Artists easels with 18th century views from the same spot can be found across the gardens. A very imaginative feature, and it is easy to picture an 18th century artist sitting at the same place, drawing the same view.
The view looking down one of the walks with an obelisk in frount of the gate at the Burlington Lane entrance.
A large artificial river runs across the full length of the gardens from the north west to the south east. Towards the north western end of the lake is this classically designed bridge.
The view looking along the length of the river towards the south eastern end of the gardens from the bridge.
And the view from the opposite side of the bridge.
Standing on the bridge and looking at the views along the lake it is hard to believe that this is west London, however there is a constant reminder of where we are in the sky overhead. Chiswick House is a short distance from Heathrow Airport and under one of the flight paths and on the day I was there, a continuous procession of aircraft flew overhead coming into land.
But the wildlife on the lake seems blissfully unaware of the planes flying overhead.
The amphitheater, another obelisk and the Ionic temple.
A statue of Venus rising above the trees atop a doric column.
The gardens are also home to a rather large conservatory. Built by the 6th Duke of Devonshire in 1813, the building is 302 feet in length.
During the later years of the 20th century, the conservatory was almost derelict and the collection of rare camellia trees housed in the conservatory was in serious danger.
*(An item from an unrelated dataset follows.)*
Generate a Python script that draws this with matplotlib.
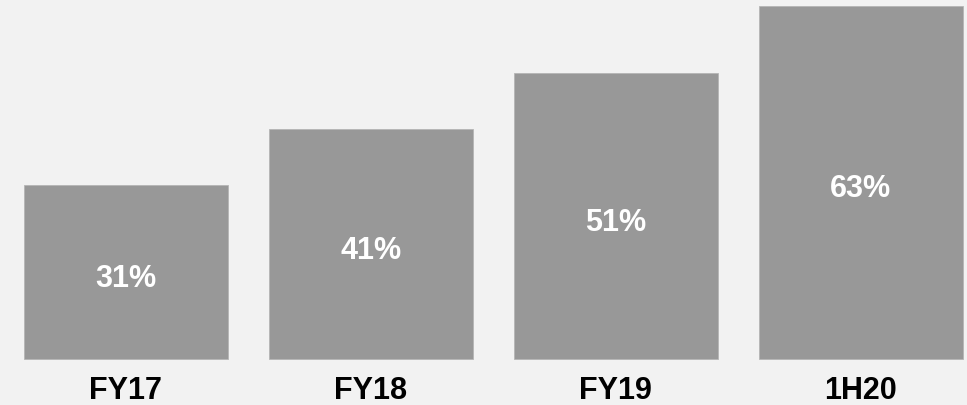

Considerable restoration work was carried out, completed in 2010 and the conservatory today looks magnificent.
The view from the conservatory to the formal gardens.
The camellia collection that runs the length of the conservatory is considered of international importance. The collection includes some trees surviving from the Duke of Devonshire’s original collection. The camellia trees were all dense green leaves during my visit, but must look magnificent when in flower.
Inside the conservatory are two Coade stone vases. These were originally outside the conservatory, alongside steps leading down to the gardens. They were manufactured at the Coade stone factory in Lambeth, on the southbank of the river by Westminster Bridge.
The Inigo Jones Gateway, on the pathway between the conservatory and the house.
A walk around Chickwick House and Gardens provides a wonderful break from the busy city streets and if it were not for the planes flying into Heathrow, you could be walking through a country park set in the countryside rather than west London.
Chiswick House and Gardens are a short distance from Hogarth’s House, and a visit to both provides a snapshot of 18th century Chiswick.
Now to find the time to go back and photograph the correct end of a London street.